Normal straight line to a curve at a point

Example

The following figure shows the normal straight line to the curve ${\displaystyle y=\frac{1}{x-1}+1}$:

Example

The following table shows several values of slopes of perpendicular straight lines:

Example

Solve the figure showed previously, that is, find the normal straight line to $f(x)={\displaystyle \frac{1}{x-1}+1}$ at the point $a=2$:

a) The slope of the curve at the crossing point is:$$\begin{array}{rcl}{\displaystyle f^{\prime }(x)}& =& -\frac{1}{(x-1{)}^2}\\ f^{\prime }(2)& =& -1\end{array}$$And the slope of the straight line is: $${\displaystyle m=-\frac{1}{f^{\prime }(2)}=1}$$

b) Using the above mentioned, the straight line will go through $$(a,f(a))=(2,2)$$

Finally, the equation of the normal straight line is:$$\begin{array}{rcl}y-2& =& 1\cdot (x-2)\\ y& =& x\end{array}$$Consistent with what we can observe in the figure.

Example

Find the tangent straight line to the function $y=\sqrt{x}$ at the point $x=0$, as well as its normal straight line.

a) We start by looking at the derivative of the function at $x=0$.

However we can see that it does not exist.
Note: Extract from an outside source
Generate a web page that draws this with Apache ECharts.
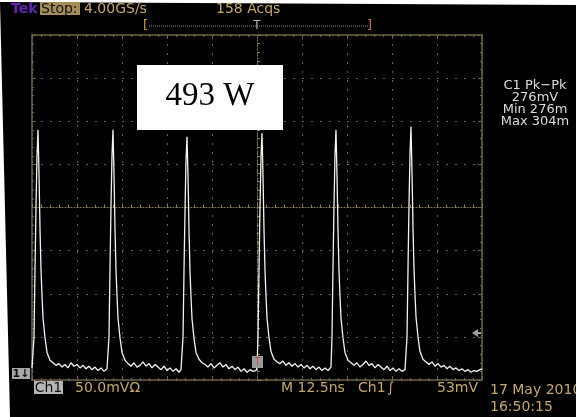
<!DOCTYPE html>
<html lang="en">
<head>
    <meta charset="UTF-8">
    <title>493 W</title>
    <style type="text/css">
        body {
            margin: 0;
            background: #fff;
        }

        #scope {
            width: 576px;
            height: 417px;
        }
    </style>
    <script type="text/javascript" src="https://cdn.jsdelivr.net/npm/echarts@6/dist/echarts.min.js"></script>
</head>
<body>
    <div id="scope"></div>
<script type="text/javascript">
    // trace: time (ns) and Ch1 (mV), 12.5 ns/div, 50 mV/div
    var timeNs = [
        -62.5, -62.22, -61.94, -61.66, -61.39, -61.11, -60.83, -60.55, -60.27, -60.0, -59.72, -59.44, -58.89, -58.33, -57.5, -56.66,
        -55.83, -55.0, -54.17, -53.33, -52.5, -51.67, -50.83, -50.0, -49.17, -48.33, -47.5, -46.67, -45.83, -45.0, -44.17, -43.33, -42.5,
        -41.67, -41.39, -41.11, -40.83, -40.56, -40.28, -40.0, -39.72, -39.44, -39.17, -38.89, -38.61, -38.06, -37.5, -36.67, -35.83,
        -35.0, -34.17, -33.33, -32.5, -31.67, -30.83, -30.0, -29.17, -28.33, -27.5, -26.67, -25.83, -25.0, -24.17, -23.33, -22.5, -21.67,
        -21.11, -20.83, -20.55, -20.27, -20.0, -19.72, -19.44, -19.16, -18.88, -18.61, -18.33, -18.05, -17.5, -16.94, -16.11, -15.27,
        -14.44, -13.61, -12.78, -11.94, -11.11, -10.28, -9.44, -8.61, -7.78, -6.94, -6.11, -5.28, -4.44, -3.61, -2.78, -1.94, -1.11,
        -0.28, 0.0, 0.28, 0.56, 0.83, 1.11, 1.39, 1.67, 1.95, 2.22, 2.5, 2.78, 3.33, 3.89, 4.72, 5.56,
        6.39, 7.22, 8.06, 8.89, 9.72, 10.56, 11.39, 12.22, 13.06, 13.89, 14.72, 15.56, 16.39, 17.22, 18.06, 18.89, 19.72,
        20.27, 20.55, 20.83, 21.11, 21.38, 21.66, 21.94, 22.22, 22.5, 22.77, 23.05, 23.33, 23.88, 24.44, 25.27, 26.11,
        26.94, 27.77, 28.61, 29.44, 30.27, 31.11, 31.94, 32.77, 33.61, 34.44, 35.27, 36.11, 36.94, 37.77, 38.61, 39.44, 40.27,
        41.11, 41.39, 41.67, 41.95, 42.22, 42.5, 42.78, 43.06, 43.34, 43.61, 43.89, 44.17, 44.72, 45.28, 46.11, 46.95,
        47.78, 48.61, 49.44, 50.28, 51.11, 51.94, 52.78, 53.61, 54.44, 55.28, 56.11, 56.94, 57.78, 58.61, 59.44, 60.28, 61.11, 61.94, 62.5
    ];
    var voltMv = [
        -186, -184, -150, -70, 0, 60, 90, 38, -26, -72, -102, -128, -151, -168, -177, -180,
        -183, -181, -185, -182, -186, -180, -184, -182, -186, -183, -187, -184, -188, -185, -189, -186, -190,
        -187, -185, -150, -70, 0, 60, 90, 38, -26, -72, -102, -128, -151, -168, -177, -181,
        -184, -180, -185, -183, -179, -184, -181, -186, -182, -185, -188, -184, -189, -186, -190, -187, -191,
        -188, -186, -150, -72, -5, 55, 82, 35, -28, -74, -104, -129, -152, -168, -176, -180,
        -182, -185, -181, -186, -183, -180, -185, -182, -187, -184, -188, -185, -190, -187, -191, -188, -190,
        -189, -186, -150, -70, -2, 58, 86, 36, -27, -73, -103, -128, -151, -167, -176, -179,
        -181, -178, -183, -180, -184, -181, -185, -182, -186, -183, -187, -184, -188, -185, -189, -186, -189,
        -187, -185, -150, -70, 0, 60, 90, 38, -26, -72, -102, -128, -151, -168, -177, -180,
        -183, -180, -185, -182, -178, -183, -181, -186, -182, -185, -188, -184, -189, -186, -190, -187, -190,
        -188, -186, -150, -70, 2, 62, 94, 40, -25, -71, -101, -127, -150, -167, -176, -179,
        -182, -179, -184, -181, -185, -183, -187, -184, -188, -186, -189, -187, -190, -188, -191, -189, -190, -188, -187
    ];
    var measureLines = ['C1 Pk\u2212Pk', '276mV', 'Min 276m', 'Max 304m'];
    var powerLabel = '493 W';

    var tan = '#c6a866';
    var frame = '#6e6446';
    var font = 'DejaVu Sans';

    var points = [];
    for (var i = 0; i < timeNs.length; i++) {
        points.push([timeNs[i], voltMv[i]]);
    }

    function txt(x, y, s, color, size, align, weight) {
        return {
            type: 'text', x: x, y: y, z: 50,
            style: {
                text: s, fill: color, align: align || 'left', verticalAlign: 'middle',
                font: (weight || 'normal') + ' ' + size + 'px "' + font + '"'
            }
        };
    }

    function borderAxis(pos, isX) {
        var a = {
            gridIndex: 0, type: 'value', position: pos,
            min: isX ? -62.5 : -200, max: isX ? 62.5 : 200, interval: isX ? 12.5 : 50,
            axisLine: { show: true, onZero: false, lineStyle: { color: frame, width: 1.5 } },
            axisTick: { show: true, inside: true, length: 4, lineStyle: { color: frame } },
            minorTick: { show: true, splitNumber: 5, length: 2, lineStyle: { color: frame } },
            axisLabel: { show: false },
            splitLine: { show: false }
        };
        return a;
    }

    var centerX = {
        gridIndex: 1, type: 'value', min: -62.5, max: 62.5, interval: 12.5,
        axisLine: { show: true, onZero: true, lineStyle: { color: '#8c7c52', type: [1, 2] } },
        axisTick: { show: true, inside: true, length: 4, lineStyle: { color: '#8c7c52' } },
        minorTick: { show: true, splitNumber: 5, length: 3, lineStyle: { color: '#8c7c52' } },
        axisLabel: { show: false },
        splitLine: { show: true, lineStyle: { color: '#5e5e5e', type: [2, 7] } }
    };
    var centerY = {
        gridIndex: 1, type: 'value', min: -200, max: 200, interval: 50,
        axisLine: { show: true, onZero: true, lineStyle: { color: '#8c7c52', type: [1, 2] } },
        axisTick: { show: true, inside: true, length: 4, lineStyle: { color: '#8c7c52' } },
        minorTick: { show: true, splitNumber: 5, length: 3, lineStyle: { color: '#8c7c52' } },
        axisLabel: { show: false },
        splitLine: { show: true, lineStyle: { color: '#5e5e5e', type: [2, 7] } }
    };

    var chart = echarts.init(document.getElementById('scope'));
    var option = {
        animation: false,
        backgroundColor: '#000',
        grid: [
            { left: 32, top: 35, width: 450, height: 345 },
            { left: 32, top: 35, width: 450, height: 345 }
        ],
        xAxis: [borderAxis('bottom', true), borderAxis('top', true), centerX],
        yAxis: [borderAxis('left', false), borderAxis('right', false), centerY],
        series: [{
            type: 'line',
            xAxisIndex: 2,
            yAxisIndex: 2,
            data: points,
            showSymbol: false,
            lineStyle: { color: '#f2f2f2', width: 1.3 },
            z: 5
        }],
        graphic: [
            // white edges of the photo
            { type: 'polygon', z: 30, shape: { points: [[0, 0], [576, 0], [576, 5], [0, 2]] }, style: { fill: '#fff' } },
            { type: 'polygon', z: 30, shape: { points: [[0, 2], [10, 417], [0, 417]] }, style: { fill: '#fff' } },

            // top status line
            txt(11, 9, 'Tek', '#6424b0', 14, 'left', 'bold'),
            { type: 'rect', z: 40, shape: { x: 40, y: 2, width: 40, height: 13 }, style: { fill: '#a48d58' } },
            txt(41, 9, 'Stop:', '#111', 14),
            txt(84, 9, '4.00GS/s', tan, 14),
            txt(216, 9, '158 Acqs', tan, 14),

            // record bar
            { type: 'line', z: 40, shape: { x1: 149, y1: 26, x2: 368, y2: 26 }, style: { stroke: '#8a8a8a', lineWidth: 1, lineDash: [1, 1] } },
            txt(143, 26, '[', '#d89a40', 13),
            txt(257, 26, 'T', '#b0b0b0', 12, 'center'),
            txt(367, 26, ']', '#c87060', 13),

            // power label
            { type: 'rect', z: 40, shape: { x: 137, y: 65, width: 146, height: 65 }, style: { fill: '#fff' } },
            {
                type: 'text', x: 210, y: 96, z: 50,
                style: { text: powerLabel, fill: '#000', align: 'center', verticalAlign: 'middle', font: '33px "Liberation Serif"' }
            },

            // measurements
            txt(535, 86, measureLines[0], '#dcdcdc', 13, 'center'),
            txt(535, 98, measureLines[1], '#dcdcdc', 13, 'center'),
            txt(535, 110, measureLines[2], '#dcdcdc', 13, 'center'),
            txt(535, 122, measureLines[3], '#dcdcdc', 13, 'center'),

            // channel marker, trigger markers
            { type: 'rect', z: 40, shape: { x: 12, y: 368, width: 18, height: 11 }, style: { fill: '#a8a8a8' } },
            txt(21, 374, '1\u2193', '#111', 11, 'center', 'bold'),
            { type: 'polygon', z: 40, shape: { points: [[472, 333], [478, 329], [478, 337]] }, style: { fill: '#a0a0a0' } },
            { type: 'rect', z: 40, shape: { x: 477, y: 332, width: 4, height: 2 }, style: { fill: '#a0a0a0' } },
            { type: 'rect', z: 40, shape: { x: 252, y: 356, width: 11, height: 12 }, style: { fill: '#9a9a9a' } },
            txt(257.5, 362, 'T', '#c05040', 10, 'center'),

            // bottom status line
            { type: 'rect', z: 40, shape: { x: 34, y: 381, width: 29, height: 13 }, style: { fill: '#b5b5b5' } },
            txt(48.5, 388, 'Ch1', '#111', 14, 'center'),
            txt(75, 388, '50.0mV\u03A9', tan, 14),
            txt(281, 388, 'M 12.5ns', tan, 14),
            txt(358, 388, 'Ch1', tan, 14),
            txt(387, 388, '\u222B', tan, 14),
            txt(478, 388, '53mV', tan, 14, 'right'),
            txt(490, 390, '17 May 2010', tan, 14),
            txt(490, 407, '16:50:15', tan, 14)
        ]
    };
    chart.setOption(option);
</script>
</body>
</html>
We then have to compute the limit as $x$ goes to zero from the right: $${\displaystyle \begin{array}{l}{y}^{\prime }(x)=\frac{1}{2\sqrt{x}}\\ \underset{x\to 0}{lim}{y}^{\prime }(x)=\underset{x\to 0}{lim}\frac{1}{2\sqrt{x}}=\mathrm{\infty }\end{array}}$$

b) Since the formula $y=a\cdot x+b$ is not useful when we have an infinite slope, we have to realize that it is the axis that is normal to curve. That is if we take the straight line $x=0$ we obtain a straight line with infinite slope.

c) Finally, we should realize that the line perpendicular to the straight line defined by the $y$ axis is the $x$ axis. That is, by the line defined by $y=0$.